• _Brief_:
Copy every line from the data below in which the string "this" can be found.

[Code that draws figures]
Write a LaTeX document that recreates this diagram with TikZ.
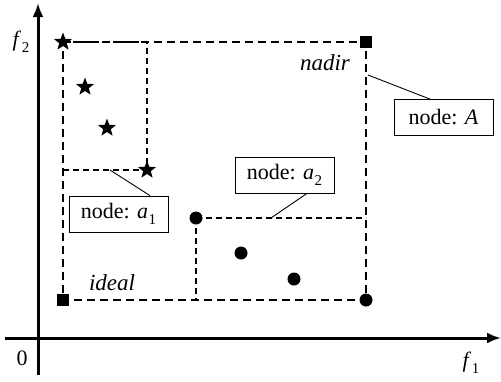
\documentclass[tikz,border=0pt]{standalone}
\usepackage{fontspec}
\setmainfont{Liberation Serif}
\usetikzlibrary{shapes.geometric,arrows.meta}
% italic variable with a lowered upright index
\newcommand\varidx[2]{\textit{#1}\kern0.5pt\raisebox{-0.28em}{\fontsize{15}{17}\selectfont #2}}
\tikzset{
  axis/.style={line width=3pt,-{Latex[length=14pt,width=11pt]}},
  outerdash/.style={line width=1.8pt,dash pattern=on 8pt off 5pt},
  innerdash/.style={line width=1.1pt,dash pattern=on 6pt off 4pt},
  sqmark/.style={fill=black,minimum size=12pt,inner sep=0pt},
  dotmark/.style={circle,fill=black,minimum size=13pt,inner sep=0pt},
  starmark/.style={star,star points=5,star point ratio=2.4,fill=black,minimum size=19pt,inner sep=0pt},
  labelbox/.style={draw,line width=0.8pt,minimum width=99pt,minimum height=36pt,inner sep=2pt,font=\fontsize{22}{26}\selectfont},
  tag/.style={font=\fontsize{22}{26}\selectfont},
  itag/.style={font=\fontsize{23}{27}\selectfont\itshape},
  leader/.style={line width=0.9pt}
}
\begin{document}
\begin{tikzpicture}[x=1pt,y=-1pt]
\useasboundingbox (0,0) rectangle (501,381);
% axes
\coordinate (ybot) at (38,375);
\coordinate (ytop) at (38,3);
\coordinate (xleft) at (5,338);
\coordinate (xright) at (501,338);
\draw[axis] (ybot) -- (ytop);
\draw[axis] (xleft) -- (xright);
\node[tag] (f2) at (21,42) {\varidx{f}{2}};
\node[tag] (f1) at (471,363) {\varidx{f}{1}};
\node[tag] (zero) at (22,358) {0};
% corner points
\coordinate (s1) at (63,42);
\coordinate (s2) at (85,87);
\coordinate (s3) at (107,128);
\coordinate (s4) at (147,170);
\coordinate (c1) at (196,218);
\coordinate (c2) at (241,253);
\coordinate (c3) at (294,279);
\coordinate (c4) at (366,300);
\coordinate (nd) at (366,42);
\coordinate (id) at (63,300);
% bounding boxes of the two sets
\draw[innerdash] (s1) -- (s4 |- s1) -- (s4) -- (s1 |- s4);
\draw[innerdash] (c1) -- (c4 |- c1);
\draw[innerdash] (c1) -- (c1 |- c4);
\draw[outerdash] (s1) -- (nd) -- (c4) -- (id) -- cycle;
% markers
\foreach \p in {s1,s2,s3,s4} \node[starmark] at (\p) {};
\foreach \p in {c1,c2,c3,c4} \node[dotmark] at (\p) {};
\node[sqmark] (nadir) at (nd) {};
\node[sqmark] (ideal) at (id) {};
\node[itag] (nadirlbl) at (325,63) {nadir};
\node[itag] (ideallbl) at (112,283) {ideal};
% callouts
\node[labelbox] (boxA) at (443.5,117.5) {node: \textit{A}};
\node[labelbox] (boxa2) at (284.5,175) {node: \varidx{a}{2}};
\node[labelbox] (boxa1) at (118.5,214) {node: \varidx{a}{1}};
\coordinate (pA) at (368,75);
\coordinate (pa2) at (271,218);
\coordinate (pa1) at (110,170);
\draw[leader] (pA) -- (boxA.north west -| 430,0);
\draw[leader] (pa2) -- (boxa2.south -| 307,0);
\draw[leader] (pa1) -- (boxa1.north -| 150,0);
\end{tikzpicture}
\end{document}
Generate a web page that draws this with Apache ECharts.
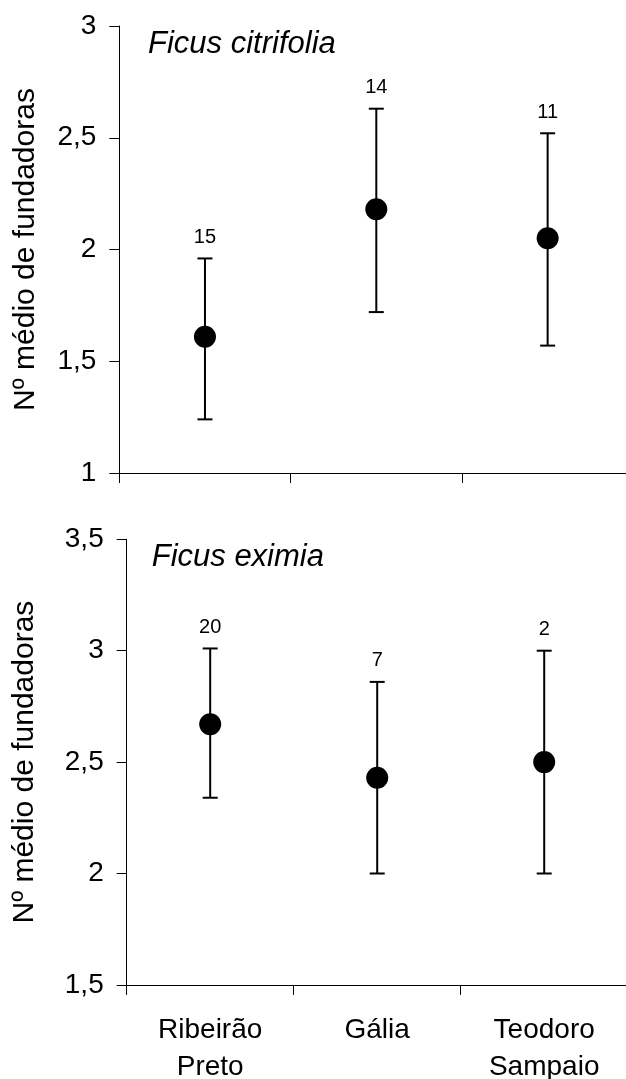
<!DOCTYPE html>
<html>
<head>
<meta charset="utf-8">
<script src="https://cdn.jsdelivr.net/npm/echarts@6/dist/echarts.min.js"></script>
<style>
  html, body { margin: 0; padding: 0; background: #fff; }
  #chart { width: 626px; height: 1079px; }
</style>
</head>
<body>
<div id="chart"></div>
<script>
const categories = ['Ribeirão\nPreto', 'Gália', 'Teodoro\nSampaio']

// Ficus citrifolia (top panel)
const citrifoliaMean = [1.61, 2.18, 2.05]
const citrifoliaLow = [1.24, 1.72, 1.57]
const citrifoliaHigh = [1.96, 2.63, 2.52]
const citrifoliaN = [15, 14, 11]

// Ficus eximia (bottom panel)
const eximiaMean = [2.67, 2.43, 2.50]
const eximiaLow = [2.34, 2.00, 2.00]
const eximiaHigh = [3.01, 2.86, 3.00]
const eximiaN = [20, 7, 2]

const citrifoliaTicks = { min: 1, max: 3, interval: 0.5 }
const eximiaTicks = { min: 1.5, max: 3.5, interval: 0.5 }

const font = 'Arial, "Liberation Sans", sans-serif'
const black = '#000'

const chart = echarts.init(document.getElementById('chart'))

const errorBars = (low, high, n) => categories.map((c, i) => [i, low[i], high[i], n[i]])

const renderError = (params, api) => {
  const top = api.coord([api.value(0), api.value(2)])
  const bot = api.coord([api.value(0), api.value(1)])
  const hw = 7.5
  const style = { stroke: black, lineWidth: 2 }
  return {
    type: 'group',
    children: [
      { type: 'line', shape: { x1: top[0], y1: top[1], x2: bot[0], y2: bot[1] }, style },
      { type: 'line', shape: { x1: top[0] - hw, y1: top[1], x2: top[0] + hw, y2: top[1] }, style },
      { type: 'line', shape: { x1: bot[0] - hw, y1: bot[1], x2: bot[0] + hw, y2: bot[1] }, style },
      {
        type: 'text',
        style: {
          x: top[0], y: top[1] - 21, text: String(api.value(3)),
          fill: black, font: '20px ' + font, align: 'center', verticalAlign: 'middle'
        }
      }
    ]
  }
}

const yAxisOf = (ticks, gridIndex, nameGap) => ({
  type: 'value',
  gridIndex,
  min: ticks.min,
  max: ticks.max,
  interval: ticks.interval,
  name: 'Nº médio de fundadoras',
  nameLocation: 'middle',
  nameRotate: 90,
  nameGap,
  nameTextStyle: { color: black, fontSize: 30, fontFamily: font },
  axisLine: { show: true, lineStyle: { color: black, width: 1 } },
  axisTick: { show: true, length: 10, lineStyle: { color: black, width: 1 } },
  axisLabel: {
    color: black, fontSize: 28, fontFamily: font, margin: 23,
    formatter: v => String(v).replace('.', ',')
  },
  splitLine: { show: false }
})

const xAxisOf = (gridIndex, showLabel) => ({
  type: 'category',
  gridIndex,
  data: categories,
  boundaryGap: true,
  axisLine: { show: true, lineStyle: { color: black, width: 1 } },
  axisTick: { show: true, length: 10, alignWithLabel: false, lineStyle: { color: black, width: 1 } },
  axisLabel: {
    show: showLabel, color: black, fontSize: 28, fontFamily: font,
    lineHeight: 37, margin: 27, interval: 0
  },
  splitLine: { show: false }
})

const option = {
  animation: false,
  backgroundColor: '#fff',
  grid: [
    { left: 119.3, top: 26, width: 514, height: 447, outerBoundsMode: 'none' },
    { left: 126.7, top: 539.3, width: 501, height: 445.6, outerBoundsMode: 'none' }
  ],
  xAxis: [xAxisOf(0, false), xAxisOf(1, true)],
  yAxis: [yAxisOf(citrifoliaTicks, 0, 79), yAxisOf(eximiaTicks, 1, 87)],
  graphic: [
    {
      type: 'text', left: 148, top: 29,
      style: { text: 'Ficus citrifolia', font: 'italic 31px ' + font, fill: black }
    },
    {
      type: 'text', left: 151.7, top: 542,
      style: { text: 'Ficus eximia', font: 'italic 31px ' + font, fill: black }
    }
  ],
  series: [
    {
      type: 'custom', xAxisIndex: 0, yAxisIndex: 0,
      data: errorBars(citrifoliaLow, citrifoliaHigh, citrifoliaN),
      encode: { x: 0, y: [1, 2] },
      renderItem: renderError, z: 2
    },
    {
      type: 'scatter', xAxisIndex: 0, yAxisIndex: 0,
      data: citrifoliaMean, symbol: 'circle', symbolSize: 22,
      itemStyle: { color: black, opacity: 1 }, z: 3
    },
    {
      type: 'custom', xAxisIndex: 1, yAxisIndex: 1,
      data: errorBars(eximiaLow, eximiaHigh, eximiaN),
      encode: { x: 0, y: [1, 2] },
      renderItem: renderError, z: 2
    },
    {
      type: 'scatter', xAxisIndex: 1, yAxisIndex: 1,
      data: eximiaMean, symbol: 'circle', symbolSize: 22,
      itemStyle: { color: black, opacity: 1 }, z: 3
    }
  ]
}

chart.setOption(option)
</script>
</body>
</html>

• _Response to the task_:
Write a LaTeX document that recreates this diagram with TikZ.
Generate a web page that draws this with Apache ECharts.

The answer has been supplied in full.